Create a new field named data_column_name
, and set its value to an empty string.
foreach
...
For each field whose name starts with "Data", append the name of that field to the value of the data_column_name
field.
makemv
...
Convert data_column_name
into a multivalue field.
mvexpand
...
Expand the values of data_column_name
into separate events, one event for each value.
eval Value
...
Create a new field named Value
, and set its value to the value of the field whose name matches the value of the data_column_name
field. For example, if the value of the data_column_name
field is "Data1", then set the value of the Value
field to the value of the Data1
field ("1").
eval month_offset
...
Create a new field name month_offset
, and set its value to the numeric suffix of the value of the data_column_name
field, minus 1.
eval Month
...
Add the month_offset
to the value of the Month
field. (You could merge this step with the previous step. I kept them separate here for clarity.)
table
...
Transform the search results (for display in the Statistics tab), limited to the fields that we want in our final results.
The technique used in steps 2 to 6 is described in the Splunk docs topic "Build a chart of multiple data series".

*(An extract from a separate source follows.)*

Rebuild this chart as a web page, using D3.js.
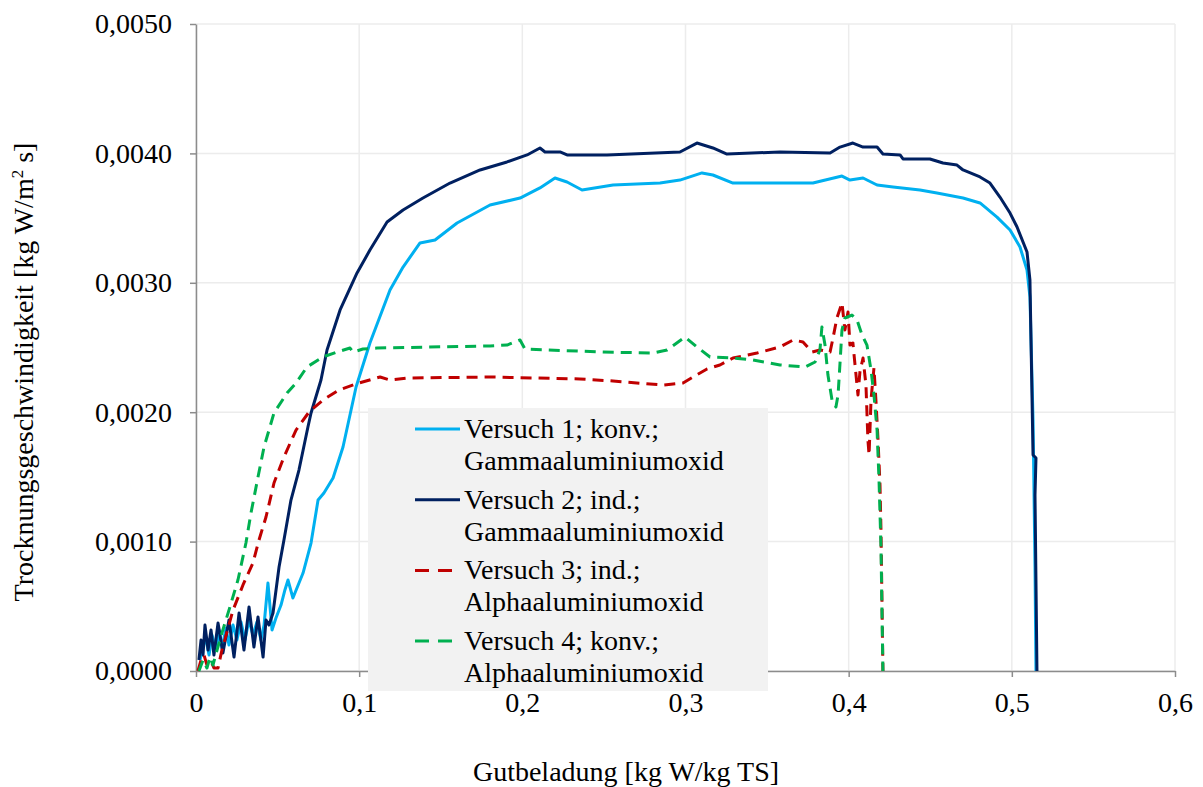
<!DOCTYPE html>
<html>
<head>
<meta charset="utf-8">
<script src="https://cdn.jsdelivr.net/npm/d3@7"></script>
<style>
  html, body { margin: 0; padding: 0; background: #fff; }
  svg { display: block; }
</style>
</head>
<body>
<svg id="chart" width="1203" height="787"></svg>
<script>
// Drying rate vs. moisture content, four drying runs
const xTicks = [0, 0.1, 0.2, 0.3, 0.4, 0.5, 0.6];
const yTicks = [0, 0.001, 0.002, 0.003, 0.004, 0.005];
const xTickLabels = ["0", "0,1", "0,2", "0,3", "0,4", "0,5", "0,6"];
const yTickLabels = ["0,0000", "0,0010", "0,0020", "0,0030", "0,0040", "0,0050"];

const seriesNames = [
  ["Versuch 1; konv.;", "Gammaaluminiumoxid"],
  ["Versuch 2; ind.;", "Gammaaluminiumoxid"],
  ["Versuch 3; ind.;", "Alphaaluminiumoxid"],
  ["Versuch 4; konv.;", "Alphaaluminiumoxid"]
];

// Versuch 1
const x1 = [0.0025,0.0043,0.0061,0.0080,0.0098,0.0123,0.0141,0.0159,0.0184,0.0202,
  0.0227,0.0251,0.0276,0.0300,0.0325,0.0349,0.0374,0.0398,0.0417,0.0441,
  0.0466,0.0490,0.0521,0.0545,0.0564,0.0594,0.0656,0.0705,0.0748,0.0784,
  0.0840,0.0901,0.0981,0.1066,0.1189,0.1269,0.1373,0.1465,0.1600,0.1802,
  0.1986,0.2108,0.2200,0.2274,0.2366,0.2556,0.2844,0.2966,0.3101,0.3168,
  0.3291,0.3579,0.3781,0.3959,0.4008,0.4088,0.4174,0.4272,0.4437,0.4541,
  0.4701,0.4805,0.4909,0.4989,0.5050,0.5093,0.5111,0.5130,0.5142,0.5148];
const y1 = [0.000085,0.000201,0.000240,0.000124,0.000278,0.000162,0.000317,0.000178,0.000332,0.000201,
  0.000355,0.000240,0.000379,0.000240,0.000394,0.000278,0.000379,0.000240,0.000355,0.000680,
  0.000317,0.000410,0.000510,0.000626,0.000703,0.000564,0.000757,0.000989,0.001321,0.001376,
  0.001491,0.001731,0.002195,0.002535,0.002944,0.003122,0.003308,0.003331,0.003462,0.003601,
  0.003655,0.003733,0.003810,0.003779,0.003717,0.003756,0.003771,0.003794,0.003849,0.003833,
  0.003771,0.003771,0.003771,0.003825,0.003794,0.003810,0.003756,0.003740,0.003717,0.003694,
  0.003655,0.003617,0.003508,0.003408,0.003277,0.003099,0.002890,0.001940,0.000804,0.000000];

// Versuch 2
const x2 = [0.0018,0.0031,0.0043,0.0055,0.0074,0.0092,0.0110,0.0135,0.0165,0.0202,
  0.0233,0.0264,0.0294,0.0325,0.0355,0.0380,0.0411,0.0429,0.0447,0.0472,
  0.0509,0.0539,0.0582,0.0631,0.0686,0.0705,0.0766,0.0803,0.0883,0.0987,
  0.1066,0.1171,0.1269,0.1391,0.1557,0.1741,0.1906,0.2029,0.2108,0.2139,
  0.2231,0.2274,0.2519,0.2966,0.3070,0.3168,0.3254,0.3579,0.3886,0.3947,
  0.4026,0.4088,0.4174,0.4210,0.4315,0.4333,0.4498,0.4578,0.4664,0.4701,
  0.4805,0.4866,0.4927,0.4989,0.5032,0.5093,0.5111,0.5130,0.5148,0.5142,0.5154];
const y2 = [0.000085,0.000240,0.000124,0.000355,0.000162,0.000317,0.000124,0.000371,0.000139,0.000394,
  0.000108,0.000448,0.000162,0.000495,0.000185,0.000417,0.000108,0.000394,0.000355,0.000448,
  0.000804,0.001012,0.001321,0.001553,0.001886,0.001994,0.002249,0.002481,0.002790,0.003076,
  0.003253,0.003470,0.003563,0.003655,0.003771,0.003872,0.003934,0.003988,0.004042,0.004011,
  0.004011,0.003988,0.003988,0.004011,0.004080,0.004042,0.003995,0.004011,0.004003,0.004049,
  0.004080,0.004049,0.004049,0.003995,0.003988,0.003957,0.003957,0.003926,0.003910,0.003872,
  0.003818,0.003771,0.003663,0.003539,0.003431,0.003238,0.003022,0.001669,0.001646,0.001360,0.000000];

// Versuch 3
const x3 = [0.0012,0.0031,0.0049,0.0067,0.0092,0.0110,0.0135,0.0159,0.0227,0.0288,
  0.0349,0.0386,0.0429,0.0478,0.0539,0.0613,0.0693,0.0778,0.0876,0.0999,
  0.1128,0.1189,0.1293,0.1802,0.2353,0.2556,0.2862,0.2985,0.3046,0.3132,
  0.3211,0.3291,0.3438,0.3579,0.3659,0.3720,0.3775,0.3824,0.3886,0.3904,
  0.3928,0.3959,0.3977,0.3996,0.4008,0.4026,0.4039,0.4057,0.4069,0.4088,
  0.4106,0.4118,0.4125,0.4137,0.4155,0.4167,0.4180,0.4192,0.4198,0.4204,0.4210];
const y3 = [0.000000,0.000085,0.000124,0.000046,0.000077,0.000023,0.000023,0.000162,0.000471,0.000665,
  0.000835,0.001012,0.001190,0.001453,0.001654,0.001862,0.002002,0.002094,0.002172,0.002226,
  0.002272,0.002249,0.002264,0.002272,0.002257,0.002241,0.002210,0.002226,0.002272,0.002334,
  0.002365,0.002419,0.002457,0.002504,0.002558,0.002543,0.002465,0.002481,0.002465,0.002573,
  0.002728,0.002844,0.002635,0.002774,0.002519,0.002535,0.002365,0.002133,0.002311,0.002419,
  0.002210,0.001785,0.001669,0.002094,0.002342,0.002094,0.001785,0.001437,0.001090,0.000549,0.000000];

// Versuch 4
const x4 = [0.0018,0.0043,0.0067,0.0086,0.0104,0.0129,0.0159,0.0208,0.0257,0.0306,
  0.0337,0.0380,0.0417,0.0478,0.0558,0.0613,0.0680,0.0778,0.0864,0.0944,
  0.0962,0.1023,0.1109,0.1802,0.1906,0.1986,0.2016,0.2494,0.2801,0.2887,
  0.2997,0.3070,0.3150,0.3291,0.3414,0.3579,0.3732,0.3794,0.3824,0.3836,
  0.3855,0.3873,0.3898,0.3922,0.3935,0.3947,0.3959,0.3977,0.4020,0.4051,
  0.4082,0.4112,0.4137,0.4155,0.4174,0.4186,0.4198,0.4210];
const y4 = [0.000000,0.000085,0.000023,0.000108,0.000046,0.000162,0.000294,0.000495,0.000703,0.000989,
  0.001221,0.001499,0.001731,0.001994,0.002148,0.002226,0.002349,0.002427,0.002465,0.002496,
  0.002465,0.002488,0.002496,0.002512,0.002519,0.002558,0.002488,0.002465,0.002457,0.002481,
  0.002581,0.002504,0.002427,0.002419,0.002403,0.002365,0.002349,0.002388,0.002481,0.002658,
  0.002519,0.002287,0.002094,0.002040,0.002133,0.002380,0.002635,0.002728,0.002751,0.002713,
  0.002597,0.002519,0.002326,0.002133,0.001862,0.001476,0.000958,0.000000];

const seriesX = [x1, x2, x3, x4];
const seriesY = [y1, y2, y3, y4];
const colors = ["#00b0f0", "#002060", "#c00000", "#00b050"];
const dashes = [null, null, "11,7", "11,7"];

const FONT = "'Liberation Serif', 'Times New Roman', serif";
const svg = d3.select("#chart");
const plot = { left: 196, right: 1175, top: 24, bottom: 671 };

const x = d3.scaleLinear().domain([0, 0.6]).range([plot.left, plot.right]);
const y = d3.scaleLinear().domain([0, 0.005]).range([plot.bottom, plot.top]);

// gridlines
svg.append("g").selectAll("line").data(yTicks).join("line")
  .attr("x1", plot.left).attr("x2", plot.right)
  .attr("y1", d => y(d)).attr("y2", d => y(d))
  .attr("stroke", "#ececec").attr("stroke-width", 1.5);
svg.append("g").selectAll("line").data(xTicks).join("line")
  .attr("x1", d => x(d)).attr("x2", d => x(d))
  .attr("y1", plot.top).attr("y2", plot.bottom)
  .attr("stroke", "#ececec").attr("stroke-width", 1.5);

// axes
const xAxis = d3.axisBottom(x).tickValues(xTicks)
  .tickFormat((d, i) => xTickLabels[i]).tickSize(6).tickSizeOuter(0).tickPadding(15);
const yAxis = d3.axisLeft(y).tickValues(yTicks)
  .tickFormat((d, i) => yTickLabels[i]).tickSize(6).tickSizeOuter(0).tickPadding(18);

const gx = svg.append("g").attr("transform", `translate(0,${plot.bottom})`).call(xAxis);
const gy = svg.append("g").attr("transform", `translate(${plot.left},0)`).call(yAxis);
[gx, gy].forEach(g => {
  g.select(".domain").attr("stroke", "#8c8c8c").attr("stroke-width", 1.5);
  g.selectAll(".tick line").attr("stroke", "#8c8c8c").attr("stroke-width", 1.5);
  g.selectAll(".tick text").style("font-family", FONT).style("font-size", "28px")
    .attr("fill", "#000");
});

// series lines
const line = d3.line().x(d => x(d[0])).y(d => y(d[1]));
seriesX.forEach((xs, i) => {
  const pts = xs.map((v, j) => [v, seriesY[i][j]]);
  svg.append("path").datum(pts)
    .attr("d", line)
    .attr("fill", "none")
    .attr("stroke", colors[i])
    .attr("stroke-width", 3)
    .attr("stroke-linejoin", "round")
    .attr("stroke-dasharray", dashes[i]);
});

// legend
const lg = svg.append("g").attr("transform", "translate(368,408)");
lg.append("rect").attr("width", 400).attr("height", 283).attr("fill", "#f2f2f2");
seriesNames.forEach((nm, i) => {
  const oy = 21 + i * 70.7;
  lg.append("line").attr("x1", 47).attr("x2", 92).attr("y1", oy).attr("y2", oy)
    .attr("stroke", colors[i]).attr("stroke-width", 3)
    .attr("stroke-dasharray", dashes[i] ? "14,9" : null);
  nm.forEach((t, k) => {
    lg.append("text").attr("x", 96).attr("y", oy + 9 + k * 32)
      .style("font-family", FONT).style("font-size", "28px").attr("fill", "#000").text(t);
  });
});

// axis titles
svg.append("text").attr("x", 626).attr("y", 781).attr("text-anchor", "middle")
  .style("font-family", FONT).style("font-size", "28px").attr("fill", "#000")
  .text("Gutbeladung [kg W/kg TS]");
const yt = svg.append("text").attr("transform", "translate(33,372) rotate(-90)")
  .attr("text-anchor", "middle")
  .style("font-family", FONT).style("font-size", "28px").attr("fill", "#000");
yt.append("tspan").text("Trocknungsgeschwindigkeit [kg W/m");
yt.append("tspan").style("font-size", "17px").attr("dy", -10).text("2");
yt.append("tspan").attr("dy", 10).text(" s]");
</script>
</body>
</html>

Here's a screenshot of the results in the Statistics tab of Splunk Web (Splunk Enterprise 6.4):
It occurs to me that this solution might not be exactly what you need, because your actual column names might not be Data1
, Data2
, etc., but this solution matches the column names that you specified in your question.
I have not made the search string "smart" enough to increment the year if the month number is greater than 12. That would be easy to do.
I would welcome alternatives to:
eval Value=spath(_raw, data_column_name)
That is:
data_column_name
) contains the name of another field.Value
).Would you be able to provide the actual field names from your current result?
|transpose
Transpose isn't what I'm looking for. I'm looking to cross table or do the opposite essentially.